This is my blog everybody
I come back to this video all the time. It’s not just the proficiency, it’s the way playing something technological, programmable, as a live instrument leads to these beautiful hand movements, a sense of pure flow and intuition.
My brother in law first showed me this video. He said Jeff Mills live sets were some of the most absorbing, lose-yourself-in-the-music nights he’d ever had.
A poster i made to be in the exhibition Ubiquitous no.14 at Tube Gallery in Palma, Mallorca, curated by Elaine Tam
This photo might not seem like much, it’s from 2012, but I think it was one of the turning points where, having almost given up on the idea of being an artist after university, I made something, just for myself, that really entertained me.
I shot everything back then on a Fuji 645 medium-format camera, who’s autofocus was never great but the vibes were good, and I chuckled when I saw this image emerge, line by line on the screen, as it scanned in.
Between the slices of bread is the book ‘On The Natural History Of Destruction’ by W. G. Sebald.
I was reading a lot of Sebald back then, I was 24, and my brain felt nourished by it after many years of being forced to consume things it didn’t really care for.
To put this into context, at university, I went deep with the critical theory. The image of being an intellectual artist appealed to my vanity, and I wanted ANSWERS! And I liked the politics. I still like the politics.

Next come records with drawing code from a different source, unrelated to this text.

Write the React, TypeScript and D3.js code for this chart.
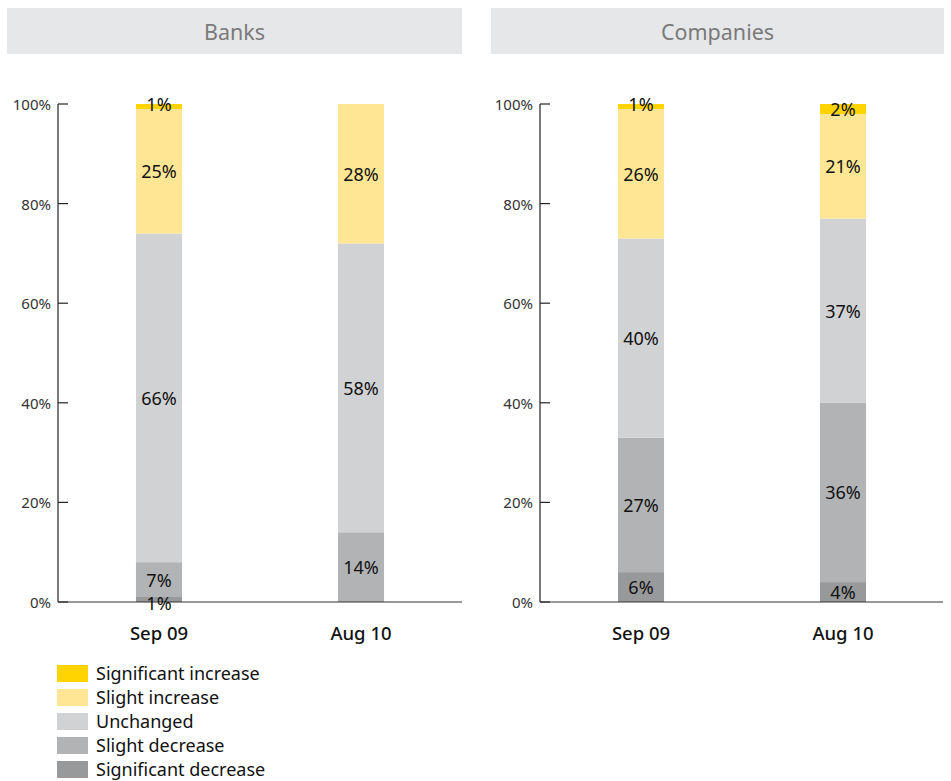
import React from "react";
import * as d3 from "d3";

const categories = ["Sep 09", "Aug 10"];
const seriesNames = ["Significant decrease", "Slight decrease", "Unchanged", "Slight increase", "Significant increase"];
const seriesColors = ["#98999b", "#b1b3b5", "#d1d2d4", "#ffe695", "#ffd400"];
const legendOrder = ["Significant increase", "Slight increase", "Unchanged", "Slight decrease", "Significant decrease"];

// values per category, in series order (bottom to top)
const banksSep09 = [1, 7, 66, 25, 1];
const banksAug10 = [0, 14, 58, 28, 0];
const companiesSep09 = [6, 27, 40, 26, 1];
const companiesAug10 = [4, 36, 37, 21, 2];

const yTicks = [0, 20, 40, 60, 80, 100];

const panels = [
  { title: "Banks", values: [banksSep09, banksAug10], x0: 7, x1: 462, axisX: 58, plotRight: 462 },
  { title: "Companies", values: [companiesSep09, companiesAug10], x0: 491, x1: 944, axisX: 540, plotRight: 943 },
];

const FONT = "'Noto Sans', 'DejaVu Sans', sans-serif";

function Panel({ p }: { p: typeof panels[number] }) {
  const y = d3.scaleLinear().domain([0, 100]).range([602, 104]);
  const x = d3
    .scaleBand<string>()
    .domain(categories)
    .range([p.axisX, p.axisX + 404])
    .paddingInner(0.772)
    .paddingOuter(0.386);
  const stack = d3
    .stack<number[]>()
    .keys(seriesNames.map((_, i) => String(i)))
    .value((d, k) => d[+k]);
  const series = stack(p.values as any);
  return (
    <g>
      <rect x={p.x0} y={8} width={p.x1 - p.x0} height={46} fill="#e6e7e8" />
      <text x={(p.x0 + p.x1) / 2} y={31} textAnchor="middle" dominantBaseline="central" fontSize={21.5} fill="#7a7a7a" fontFamily={FONT}>
        {p.title}
      </text>
      {series.map((s, si) => (
        <g key={si}>
          {s.map((d, ci) => {
            const v = p.values[ci][si];
            if (!v) return null;
            return (
              <rect
                key={ci}
                x={x(categories[ci])}
                width={x.bandwidth()}
                y={y(d[1])}
                height={y(d[0]) - y(d[1])}
                fill={seriesColors[si]}
              />
            );
          })}
        </g>
      ))}
      {/* axis */}
      <line x1={p.axisX} x2={p.axisX} y1={y(100)} y2={y(0)} stroke="#222" strokeWidth={1.2} />
      {yTicks.map((t) => (
        <g key={t}>
          <line x1={p.axisX} x2={p.axisX + 10} y1={y(t)} y2={y(t)} stroke="#222" strokeWidth={1.2} />
          <text x={p.axisX - 7} y={y(t)} textAnchor="end" dominantBaseline="central" fontSize={15} fill="#333" fontFamily={FONT}>
            {t}%
          </text>
        </g>
      ))}
      <line x1={p.axisX} x2={p.plotRight} y1={y(0)} y2={y(0)} stroke="#333" strokeWidth={1.2} />
      {series.map((s, si) =>
        s.map((d, ci) => {
          const v = p.values[ci][si];
          if (!v) return null;
          let cy = (y(d[0]) + y(d[1])) / 2;
          if (v <= 1) cy = si === 0 ? cy + 3 : cy - 2;
          return (
            <text
              key={si + "-" + ci}
              x={(x(categories[ci]) as number) + x.bandwidth() / 2}
              y={cy}
              textAnchor="middle"
              dominantBaseline="central"
              fontSize={18}
              fill="#111"
              fontFamily={FONT}
            >
              {v}%
            </text>
          );
        })
      )}
      {categories.map((c) => (
        <text
          key={c}
          x={(x(c) as number) + x.bandwidth() / 2}
          y={632}
          textAnchor="middle"
          dominantBaseline="central"
          fontSize={18.5}
          fontWeight={500}
          fill="#111"
          fontFamily={FONT}
        >
          {c}
        </text>
      ))}
    </g>
  );
}

export default function App() {
  return (
    <svg width={951} height={781} style={{ position: "absolute", left: 0, top: 0 }}>
      <rect width={951} height={781} fill="#fff" />
      {panels.map((p) => (
        <Panel key={p.title} p={p} />
      ))}
      {legendOrder.map((name, i) => {
        const si = seriesNames.indexOf(name);
        return (
          <g key={name} transform={`translate(57, ${665 + i * 24})`}>
            <rect width={31} height={17} fill={seriesColors[si]} />
            <text x={39} y={8} dominantBaseline="central" fontSize={18} fill="#111" fontFamily={FONT}>
              {name}
            </text>
          </g>
        );
      })}
    </svg>
  );
}
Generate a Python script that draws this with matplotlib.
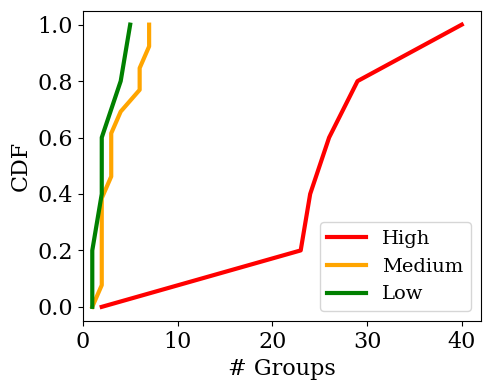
import matplotlib
matplotlib.use("Agg")
import matplotlib.pyplot as plt

plt.rcParams['font.family'] = ['DejaVu Serif']

high_x = [2, 23, 24, 26, 29, 40]
high_y = [0.0, 0.2, 0.4, 0.6, 0.8, 1.0]
medium_x = [1, 2, 2, 3, 3, 4, 6, 6, 7, 7]
medium_y = [0.0, 0.077, 0.385, 0.462, 0.615, 0.692, 0.769, 0.846, 0.923, 1.0]
low_x = [1, 1, 2, 2, 4, 5]
low_y = [0.0, 0.2, 0.4, 0.6, 0.8, 1.0]

fig, ax = plt.subplots(figsize=(4.9, 3.9), dpi=100)
ax.plot(high_x, high_y, color='red', lw=3, label='High')
ax.plot(medium_x, medium_y, color='orange', lw=3, label='Medium')
ax.plot(low_x, low_y, color='green', lw=3, label='Low')
ax.set_xlabel('# Groups', fontsize=16)
ax.set_ylabel('CDF', fontsize=16)
ax.tick_params(labelsize=16)
ax.set_xticks([0, 10, 20, 30, 40])
ax.set_xlim(0, 42)
ax.set_ylim(-0.05, 1.05)
ax.legend(fontsize=14, loc='lower right')
fig.subplots_adjust(left=0.169, right=0.981, top=0.973, bottom=0.177)
fig.savefig('out.png')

But the theory I was reading never really stuck. I never really read Marx. I tried. I loved the communist manifesto (who doesn’t? Come on it’s great). But Capital just didn’t stick around in there, didn’t even really hang out for a bit, just seemed to pass straight through, a gossamer fog, a spectre if you will. In brief, I started university as a keen painter and ended it as a bad Marxist.
So, during my early twenties, reading was hard going as I would only plough through the type of things that would help me become, or at least be perceived to be, a serious artist.
And becoming a serious artist felt so impossible once I had a job, and the vision I had of what being an artist would entail was so grim, that I almost gave up. Because I wasn’t enjoying myself anyway.
Enter Sebald! His intertwining of history, thought, narrative, images, emotions, reflections, rejections, was a revelation!
Not only did it stick, it blossomed, it grew, and gave me new ideas, whole new ways of thinking about what art is and what it could be.
Sure, his prose can be a bit slow, but before you know it, he’s woven this narrative around you and you look up and you comprehend the emotional gravity of a historic moment for the first time. It’s incredible!
Anyway, so here’s my photo that was somehow in homage to him to say, sir, you are as nourishing as food.
It was at this point I started to more knowingly use humour in my work and to make things that I, at least, enjoyed.